The legal advertising industry spent over $2.5 billion in 2024. Most of it still goes to broadcast TV.
But the data tells a more nuanced story.
The National Split
Across 28 markets we analyzed for clients in 2025:
- Broadcast: 63%
- Cable: 15%
- CTV: 22%
Broadcast dominates. But that 22% CTV number hides significant variation.
High CTV Markets
| Market | CTV Share | Monthly Spend | Key Insight |
|---|---|---|---|
| Las Vegas | 33% | $4,505,138 | YouTube App outspends most broadcast stations |
| Seattle | 27% | $2,619,198 | Tech-forward, fragmented competition |
| Spokane | 25% | $1,011,234 | Fast-growing, early adopters winning |
These markets are ahead of the curve.
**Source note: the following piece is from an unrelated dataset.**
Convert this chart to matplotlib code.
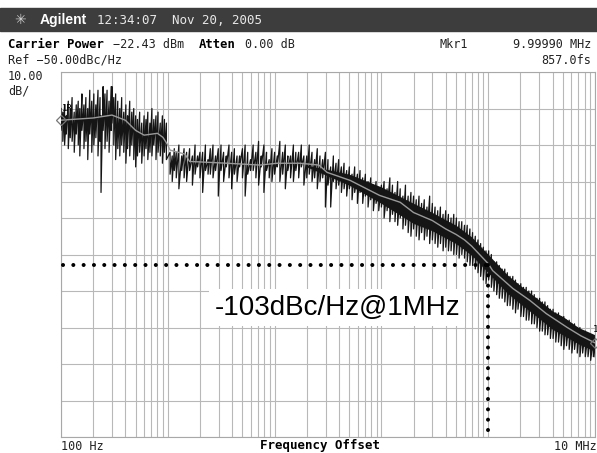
import numpy as np
import matplotlib.pyplot as plt
from matplotlib.patches import Rectangle
from matplotlib.ticker import LogLocator, NullFormatter

# smoothed (gray) trace, dBc/Hz
smooth_freq = [100, 200, 300, 400, 500, 600, 800, 900, 1000, 1050, 1450, 1600, 3600, 7300,
               10500, 17300, 26000, 31000, 51000, 96000, 150000, 200000, 300000, 400000,
               500000, 600000, 700000, 800000, 1.0e6, 1.1e6, 1.7e6, 2.46e6, 3.5e6, 5.5e6,
               7.4e6, 1.0e7]
smooth_level = [-63.2, -62.6, -61.8, -63.2, -66.0, -67.3, -66.8, -67.9, -70.0, -71.4, -72.5,
                -74.5, -75.0, -75.5, -75.0, -75.0, -75.5, -77.5, -79.7, -83.8, -85.7, -88.5,
                -90.7, -93.0, -94.5, -96.0, -97.7, -99.5, -102.5, -104.4, -109.3, -112.6,
                -116.2, -120.0, -122.3, -124.2]

# raw noisy trace: (freq, peak, trough)
raw_freq = [100, 104, 108, 112, 117, 122, 127, 133, 139, 145, 150, 157, 164, 171, 178, 186,
            194, 203, 212, 222, 232, 237, 248, 258, 270, 282, 295, 300, 312, 325, 340, 355,
            370, 387, 405, 420, 440, 460, 480, 500, 520, 545, 570, 600, 625, 650, 680, 710,
            740, 775, 810, 850, 890, 930, 970,
            1050, 1100, 1150, 1200, 1270, 1350, 1420, 1500,
            1600, 1700, 1800, 1900, 2000, 2120, 2250, 2380, 2500, 2650, 2800, 2970, 3150,
            3330, 3530, 3740, 3960, 4200, 4450, 4700, 5000, 5300, 5600, 5950, 6300, 6680,
            7080, 7500, 7940, 8400, 8900, 9440, 10000, 10600, 11200, 11900, 12600, 13300,
            14100, 15000, 15800, 16800, 17800, 18800, 20000, 21100, 22400, 23700, 25100,
            26600, 28200, 29900, 31600, 33500, 35500, 37600, 39800, 42200, 44700, 47300,
            50100, 53100, 56200, 59600, 63100, 66800, 70800, 75000, 79400, 84100, 89100,
            94400, 100000,
            106e3, 113e3, 120e3, 127e3, 134e3, 142e3, 150e3, 159e3, 168e3, 178e3, 189e3,
            200e3, 212e3, 225e3, 238e3, 252e3, 267e3, 283e3, 300e3, 318e3, 337e3, 357e3,
            378e3, 400e3, 424e3, 449e3, 476e3, 504e3, 534e3, 566e3, 600e3, 636e3, 674e3,
            714e3, 757e3, 802e3, 850e3, 900e3, 954e3, 1.01e6, 1.07e6, 1.13e6, 1.2e6, 1.27e6,
            1.35e6, 1.43e6, 1.51e6, 1.6e6, 1.7e6, 1.8e6, 1.9e6, 2.02e6, 2.14e6, 2.27e6,
            2.4e6, 2.55e6, 2.7e6, 2.86e6, 3.03e6, 3.21e6, 3.4e6, 3.6e6, 3.82e6, 4.05e6,
            4.29e6, 4.55e6, 4.82e6, 5.1e6, 5.41e6, 5.73e6, 6.07e6, 6.43e6, 6.82e6, 7.22e6,
            7.66e6, 8.11e6, 8.6e6, 9.11e6, 9.65e6, 1.0e7]
raw_peak = [-60, -61, -59, -62, -58, -60, -57, -61, -59, -58, -60, -56, -59, -57, -60, -55,
            -58, -56, -59, -55, -57, -62, -54, -56, -55, -58, -54, -54, -57, -56, -58, -60,
            -57, -61, -59, -62, -58, -61, -60, -62, -63, -61, -64, -62, -63, -61, -64, -60,
            -63, -62, -61, -64, -62, -63, -64,
            -72, -73, -71, -72, -70, -73, -71, -72,
            -71, -73, -70, -73, -72, -72, -70, -74, -71, -70, -73, -71, -70,
            -72, -73, -70, -72, -71, -73, -73, -71, -70, -72, -74, -70, -72,
            -69, -73, -70, -72, -74, -71, -72, -73, -69, -72, -70, -73,
            -73, -70, -72, -72, -70, -73, -73, -70, -72, -74, -71,
            -73, -74, -72, -74, -76, -73, -75, -74, -76, -75, -77,
            -76, -78, -76, -78, -77, -79, -78, -80, -79, -81, -80,
            -82, -81,
            -80, -82, -79, -81, -83, -80, -82, -84, -81, -84, -83,
            -84, -85, -84, -86, -85, -87, -84, -86, -87, -88, -87,
            -89, -88, -89, -90, -89, -90, -91, -91, -92, -92, -93,
            -94, -95, -96, -97, -98, -99, -99, -100, -102, -102, -103,
            -104, -104, -105, -106, -106, -107, -108, -108, -109, -109,
            -110, -110, -111, -112, -112, -113, -113, -114, -115, -115,
            -116, -116, -117, -117, -118, -118, -119, -119, -120, -120,
            -121, -121, -122, -122, -123, -123]
raw_trough = [-66, -69, -70, -67, -71, -68, -69, -72, -67, -70, -73, -66, -71, -69, -74, -67,
              -72, -70, -68, -73, -69, -83, -66, -71, -69, -72, -66, -64, -70, -74, -71, -73,
              -70, -72, -75, -71, -73, -70, -74, -76, -73, -72, -75, -73, -71, -74, -72, -73,
              -70, -74, -72, -73, -75, -72, -74,
              -78, -80, -77, -79, -82, -77, -79, -80,
              -77, -81, -78, -76, -79, -83, -77, -78, -78, -79, -77, -84, -77,
              -80, -76, -79, -82, -78, -80, -76, -79, -84, -78, -77, -77, -79,
              -81, -76, -83, -77, -79, -80, -78, -76, -80, -78, -82, -77,
              -79, -80, -77, -79, -76, -81, -79, -78, -80, -79, -82,
              -80, -79, -87, -81, -87, -80, -82, -81, -83, -82, -84,
              -82, -85, -83, -86, -83, -86, -84, -87, -85, -88, -86,
              -88, -87,
              -90, -88, -91, -89, -91, -92, -90, -93, -92, -94, -95,
              -93, -95, -96, -94, -96, -95, -97, -96, -97, -98, -97,
              -99, -98, -99, -99, -100, -100, -101, -100, -101, -102, -103,
              -103, -104, -105, -106, -107, -108, -107, -109, -110, -111, -112,
              -112, -113, -114, -114, -115, -116, -115, -117, -117, -118,
              -118, -119, -119, -120, -121, -121, -122, -122, -123, -123,
              -124, -124, -125, -126, -125, -126, -127, -126, -127, -128,
              -127, -128, -128, -129, -128, -128]

# dense core of the trace at high offsets
core_freq = [2e4, 5e4, 1e5, 2e5, 3e5, 4e5, 5e5, 7e5, 1e6, 1.5e6, 2e6, 3e6, 4e6, 5e6, 7e6, 1e7]
core_hi = [-75.5, -78, -81.5, -86, -88.5, -90.5, -92, -95.2, -100, -105.5, -108.5, -112.5,
           -115.5, -117, -120, -122]
core_lo = [-76, -81, -86, -91.5, -93.5, -95.5, -97, -100.2, -105, -110.5, -113.5, -117.5,
           -120.5, -122, -124.5, -126.5]

spot_freq = 1e6
spot_level = -103
label = "-103dBc/Hz@1MHz"

W, H = 597, 453


def px(x, y):
    return x / W, 1 - y / H


fig = plt.figure(figsize=(W / 100, H / 100), dpi=100)
fig.patches.append(Rectangle(px(0, 31), 1, 23 / H, transform=fig.transFigure,
                             color='#3d3d3d', zorder=0))

ax = fig.add_axes([61 / W, 1 - 437 / H, 534 / W, 365 / H])
ax.set_xscale('log')
ax.set_xlim(100, 1e7)
ax.set_ylim(-150, -50)
ax.set_yticks(np.arange(-150, -49, 10))
ax.xaxis.set_major_locator(LogLocator(base=10, numticks=10))
ax.xaxis.set_minor_locator(LogLocator(base=10, subs=np.arange(2, 10), numticks=20))
ax.xaxis.set_minor_formatter(NullFormatter())
ax.tick_params(which='both', length=0, labelbottom=False, labelleft=False)
ax.grid(True, which='both', axis='x', color='#b8b8b8', lw=0.8)
ax.grid(True, which='major', axis='y', color='#b8b8b8', lw=0.8)
for s in ax.spines.values():
    s.set_color('#a8a8a8')
    s.set_linewidth(0.8)

ax.fill_between(core_freq, core_lo, core_hi, color='#151515', lw=0, zorder=2)
zx = np.repeat(raw_freq, 2)
zy = np.column_stack([raw_peak, raw_trough]).ravel()
ax.plot(zx, zy, color='#151515', lw=0.9, zorder=3)
ax.plot(smooth_freq, smooth_level, color='#9a9a9a', lw=1.0, zorder=4)

# markers
ax.plot([smooth_freq[0]], [smooth_level[0]], marker='D', ms=5, mfc='none', mec='#777777',
        mew=0.9, zorder=5, clip_on=False)
ax.plot([smooth_freq[-1]], [smooth_level[-1]], marker='D', ms=5, mfc='none', mec='#777777',
        mew=0.9, zorder=5, clip_on=False)
ax.text(smooth_freq[0] * 1.02, smooth_level[0] + 2.5, '1R', fontsize=6.5, family='DejaVu Sans Mono')
ax.text(smooth_freq[-1] * 0.96, smooth_level[-1] + 3, '1', fontsize=6.5, family='DejaVu Sans Mono')

# dotted guide lines
dots = dict(color='black', lw=2.9, linestyle=(0, (0.01, 2.55)), dash_capstyle='round', zorder=6)
ax.plot([105, spot_freq], [spot_level, spot_level], **dots)
ax.plot([spot_freq, spot_freq], [spot_level, -150], **dots)

ax.text(3.85e4, -114.6, label, fontsize=20, family='Liberation Sans', ha='center', va='center',
        zorder=7, bbox=dict(facecolor='white', edgecolor='none', pad=4))

mono = 'DejaVu Sans Mono'
fig.text(*px(14, 20), '\u2733', color='#d0d0d0', fontsize=10, va='center')
fig.text(*px(40, 20), 'Agilent', color='white', fontsize=10, weight='bold', va='center',
         family='Liberation Sans')
fig.text(*px(97, 20), '12:34:07  Nov 20, 2005', color='#e8e8e8', fontsize=9, va='center',
         family=mono)

fig.text(*px(8, 45), 'Carrier Power', fontsize=8.8, weight='bold', va='center', family=mono)
fig.text(*px(113, 45), '\u221222.43 dBm', fontsize=8.5, va='center', family=mono, color='#222222')
fig.text(*px(199, 45), 'Atten', fontsize=8.8, weight='bold', va='center', family=mono)
fig.text(*px(245, 45), '0.00 dB', fontsize=8.5, va='center', family=mono, color='#222222')
fig.text(*px(440, 45), 'Mkr1', fontsize=8.5, va='center', family=mono, color='#222222')
fig.text(*px(591, 45), '9.99990 MHz', fontsize=8.5, va='center', ha='right', family=mono,
         color='#222222')
fig.text(*px(8, 60), 'Ref \u221250.00dBc/Hz', fontsize=8.5, va='center', family=mono,
         color='#222222')
fig.text(*px(591, 60), '857.0fs', fontsize=8.5, va='center', ha='right', family=mono,
         color='#222222')
fig.text(*px(8, 76), '10.00', fontsize=8.5, va='center', family=mono, color='#222222')
fig.text(*px(8, 91), 'dB/', fontsize=8.5, va='center', family=mono, color='#222222')

fig.text(*px(61, 446), '100 Hz', fontsize=8.5, va='center', family=mono, color='#222222')
fig.text(*px(320, 446), 'Frequency Offset', fontsize=9, weight='bold', va='center',
         ha='center', family=mono)
fig.text(*px(597, 446), '10 MHz', fontsize=8.5, va='center', ha='right', family=mono,
         color='#222222')

fig.savefig('out.png', dpi=100)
In Las Vegas, two firms (Dimopoulos and Golightly) already run 100% CTV while competitors stay broadcast-heavy.
Low CTV Markets
| Market | CTV Share | Monthly Spend | Opportunity |
|---|---|---|---|
| Columbus-Tupelo | 18% | $1,550,157 | Underserved, +19.3% growth |
| Little Rock | 18% | $2,611,643 | Morgan dominates broadcast |
| Jackson | 18% | $2,346,585 | 38% Morgan share on broadcast |
| Savannah | 18% | $2,924,925 | Hottest growth (+23%), CTV wide open |
| Biloxi | 18% | $867,617 | Morris Bart owns broadcast |
These markets have one thing in common: dominant players on broadcast and wide-open streaming.
The Pattern
The fastest-growing markets have the lowest CTV adoption:
- Savannah: +23.0% growth, 18% CTV
- Spokane: +20.3% growth, 25% CTV
- Seattle: +20.2% growth, 27% CTV
- Columbus-Tupelo: +19.3% growth, 18% CTV
- San Antonio: +19.1% growth, 22% CTV
When markets heat up, broadcast gets crowded and expensive. CTV remains the path of less resistance.
The Math
Broadcast:
- Broad reach, declining viewership
- Daypart targeting (hope your audience is watching)
- No household-level data
- Limited attribution
CTV:
- Growing viewership (46% of TV time nationally)
- Household-level targeting
- Non-skippable, 100% completion
- Full attribution (impressions → visits → cases)
The firms figuring this out now are building presence before CTV costs rise.